Personal information
- Full name: Adalberto Manuel Silva Ribeiro
- Date of birth: 13 February 1969 (age 57)
- Place of birth: Paredes, Portugal
- Height: 1.81 m (5 ft 11+1⁄2 in)
- Position: Centre-back

Youth career
- 1982–1988: Paços Ferreira

Senior career*
- Years: Team / Apps / (Gls)
- 1988–2005: Paços Ferreira / 380 / (19)

Managerial career
- 2012–2013: Amarante

= Adalberto Ribeiro =

Portuguese footballer

Adalberto Manuel Silva Ribeiro (born 13 February 1969), known simply as Adalberto, is a Portuguese former professional footballer who played as a central defender. After retirement, he managed Segunda Divisão side Amarante during the 2012–13 season.

==Club career==
Adalberto was born in Paredes, Porto District. Youth years included, he represented F.C. Paços de Ferreira for 23 seasons, starting out in 1988 in the Liga de Honra and totalling 65 games in his first three years (four goals), which were spent at that level.
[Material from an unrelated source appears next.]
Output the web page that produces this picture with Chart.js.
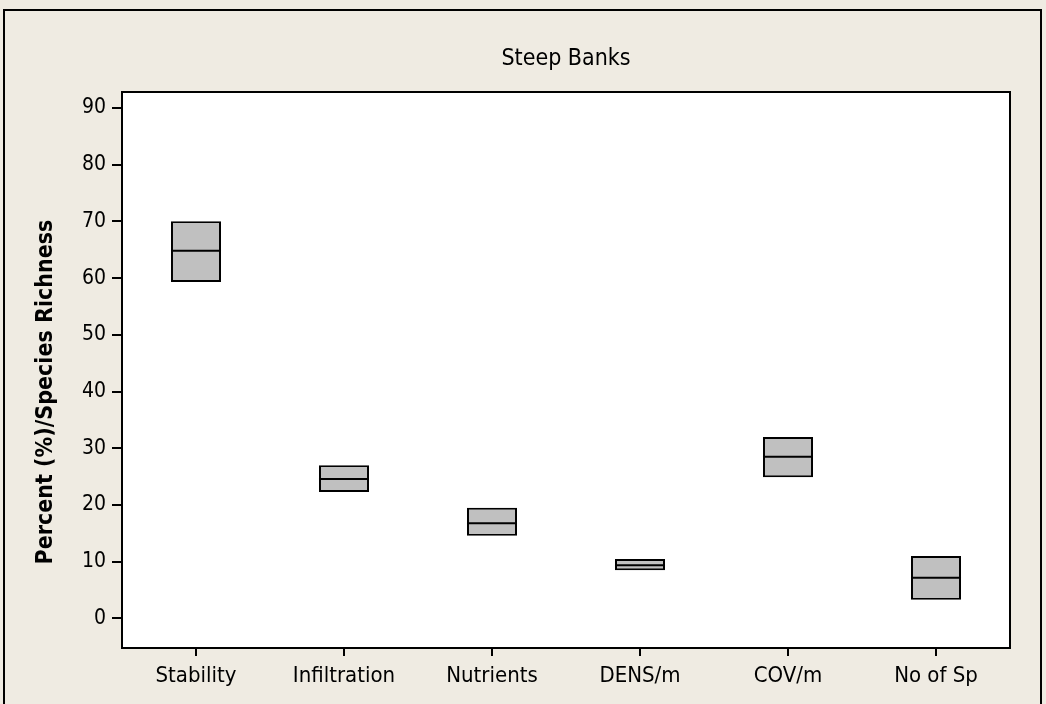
<!DOCTYPE html>
<html>
<head>
<meta charset="utf-8">
<script src="https://cdn.jsdelivr.net/npm/chart.js@4"></script>
<style>
  html, body { margin: 0; padding: 0; background: #efebe2; }
  #wrap { width: 1046px; height: 704px; }
</style>
</head>
<body>
<div id="wrap"><canvas id="myChart" width="1046" height="704"></canvas></div>
<script>
// box plot values
const categories = ['Stability', 'Infiltration', 'Nutrients', 'DENS/m', 'COV/m', 'No of Sp'];
const q1 = [59.3, 22.3, 14.6, 8.5, 24.9, 3.3];
const median = [64.8, 24.6, 16.8, 9.4, 28.5, 7.2];
const q3 = [70.0, 27.0, 19.5, 10.5, 32.0, 11.0];
const yTicks = [0, 10, 20, 30, 40, 50, 60, 70, 80, 90];

const FONT = '"DejaVu Sans Condensed", "DejaVu Sans", sans-serif';

document.addEventListener('DOMContentLoaded', function () {
    const ctx = document.getElementById('myChart').getContext('2d');

    const boxes = categories.map((c, i) => [q1[i], q3[i]]);

    // frame, plot border, medians, title and y axis label
    const boxPlotExtras = {
        id: 'boxPlotExtras',
        beforeDraw(chart) {
            const c = chart.ctx;
            const a = chart.chartArea;
            c.save();
            c.fillStyle = '#efebe2';
            c.fillRect(0, 0, chart.width, chart.height);
            c.strokeStyle = '#000';
            c.lineWidth = 2;
            c.strokeRect(4, 10, 1037, 720);
            c.fillStyle = '#ffffff';
            c.fillRect(a.left, a.top, a.right - a.left, a.bottom - a.top);
            c.restore();
        },
        afterDatasetsDraw(chart) {
            const c = chart.ctx;
            const a = chart.chartArea;
            const yScale = chart.scales.y;
            const meta = chart.getDatasetMeta(0);
            c.save();
            c.strokeStyle = '#000';
            c.lineWidth = 2;
            meta.data.forEach((bar, i) => {
                const y = yScale.getPixelForValue(median[i]);
                c.beginPath();
                c.moveTo(bar.x - bar.width / 2, y);
                c.lineTo(bar.x + bar.width / 2, y);
                c.stroke();
            });
            c.strokeRect(a.left, a.top, a.right - a.left, a.bottom - a.top);
            c.fillStyle = '#000';
            c.font = '23px ' + FONT;
            c.textAlign = 'center';
            c.textBaseline = 'middle';
            c.fillText('Steep Banks', (a.left + a.right) / 2, 59);

            c.translate(46, 392);
            c.rotate(-Math.PI / 2);
            c.font = 'bold 23px ' + FONT;
            c.fillText('Percent (%)/Species Richness', 0, 0);
            c.restore();
        }
    };

    const myChart = new Chart(ctx, {
        type: 'bar',
        data: {
            labels: categories,
            datasets: [{
                data: boxes,
                backgroundColor: '#c0c0c0',
                borderColor: '#000',
                borderWidth: 2,
                borderSkipped: false,
                barPercentage: 0.338,
                categoryPercentage: 1.0
            }]
        },
        options: {
            responsive: false,
            animation: false,
            layout: { padding: { top: 92, right: 36, bottom: 0, left: 0 } },
            plugins: {
                legend: { display: false },
                tooltip: { enabled: false }
            },
            scales: {
                x: {
                    grid: { display: true, offset: false, drawOnChartArea: false, drawTicks: true, tickLength: 8, color: '#000', lineWidth: 2 },
                    border: { display: true, color: '#000', width: 2 },
                    ticks: { color: '#000', font: { family: FONT, size: 22 }, padding: 7, maxRotation: 0 },
                    afterFit: s => { s.height = 56; }
                },
                y: {
                    min: -5.2,
                    max: 92.8,
                    afterBuildTicks: s => { s.ticks = yTicks.map(v => ({ value: v })); },
                    grid: { display: true, drawOnChartArea: false, drawTicks: true, tickLength: 10, color: '#000', lineWidth: 2 },
                    border: { display: true, color: '#000', width: 2 },
                    ticks: { color: '#000', font: { family: FONT, size: 21 }, padding: 6 },
                    afterFit: s => { s.width = 122; }
                }
            }
        },
        plugins: [boxPlotExtras]
    });
});
</script>
</body>
</html>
In the 1991–92 campaign, Adalberto made his Primeira Liga debut, contributing 33 matches as the northerners retained their league status. He scored his only goal in the competition on 20 October 1991, opening a 1–1 home draw against S.L. Benfica.

From 1994 to 2000, Adalberto played with the club in the second tier. Subsequently, he made a further 80 appearances in the top division, suffering relegation in 2004.

After helping Paços return to the top flight in 2005, the 36-year-old Adalberto retired from football. He was also team captain for several seasons.